Мотив мира — театра реализован также в сравнениях и в метафорах занавеса, партера, кулисы и шапито: «Вверх взвивается занавес в местном театре» («Литовский ноктюрн: Томасу Венцлова» [II; 323]); «Пустота раздвигается, как портьера» («К Урании», 1982 [III; 64]); «И когда тебя ищут в партере» («Памяти Геннадия Шмакова» [III; 180]); «Льдина не тает, точно пятно луча, дрейфуя в черной кулисе, где спрятан полюс» («Памяти Клиффорда Брауна», 1993 [III; 216]); «Сворачивая шапито, грустно думать » (приближаясь к смерти) («Тритон», 1994 [IV (2); 191]).
Мотив мира — театра и жизни человека — роли объясняется у Бродского представлением об отчуждении «Я» от самого себя, когда жизнь воспринимается как некая пьеса, а твое предназначение — как игра актера, усвоение заданного амплуа.
Мотив воды (моря) — колыбели жизни
Этот мотив развернут в стихотворениях Бродского «Прилив» (1981) и «Тритон» (1994). В других текстах сохраняются его знаки — уподобление или самоотождествление лирического героя с рыбой, отождествление человека вообще с рыбой («как здесь били хвостом» — метафора венецианской жизни и угорь и камбала как метафоры улиц и площадей в «Венецианских строфах (1)», 1982 [III; 52]); наделение земного существования атрибутами моря: « фиш, а не Юл в изголовье встает ночами, и звезда морская в окне лучами штору шевелит, покуда спишь» («Лагуна», 1973 [II; 318])39.
Мотив будущего как далекого прошлого
Грядущее интерпретируется Бродским как наступление доисторического прошлого, как наступление эры варварства, оледенения, ископаемых чудовищ или времени, когда земля была покрыта водой и ее обитателями были моллюски:
Дымят ихтиозавры грязные на рейде.
(«Зимним вечером в Ялте», 1969[II; 141])
Грядущее настало
Отличительные приемы
Пространственное удаление, «откат»
Во многих стихотворениях Бродского доминантную роль играет прием отдаления точки зрения в пространстве от изображаемого предмета — вплоть до ее перемещения в космические сферы.
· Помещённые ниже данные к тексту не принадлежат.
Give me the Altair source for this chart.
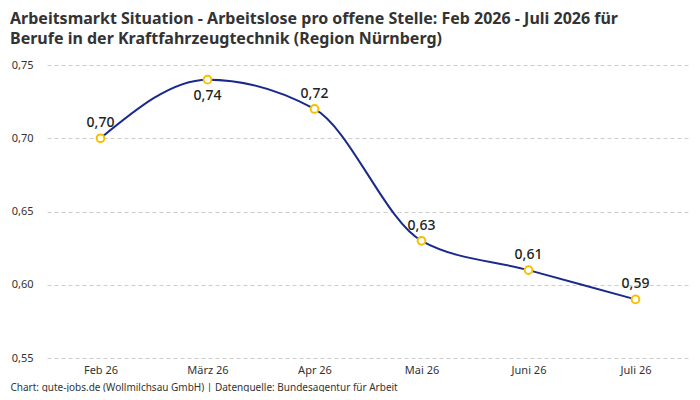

Это пространственное отдаление — знак отдаления, отчуждения психологического и экзистенциального. Среди ранних произведений такой прием является доминантным в «Большой элегии Джону Донну» (1963). Он развернут в «Осеннем крике ястреба» (1975), заявлен в начале «Пятой годовщины (4 июня 1977)» (1977): «Там хмурые леса стоят в своей рванине. Уйдя из точки «А», там поезд на равнине стремится в точку «Б». Которой нет в помине» (II, 419). Изображение лесов в их массе и города, из которого вышел поезд, как точки предполагает, что позиция созерцателя значительно отдалена от них в пространстве74. Этот прием «отката» завершают «Стихи о зимней кампании 1980 года» (1980). Панорамное видение определяет поэтику пространства в стихах «К Урании» (1982); при этом пространственное удаление как бы дезавуируется, ибо человек в своем одиночестве тождествен столь же одинокой земле: «и, глядя на глобус, глядишь в затылок» (III; 64). Космическое видение спорадически прослеживается в «Тритоне» (1994).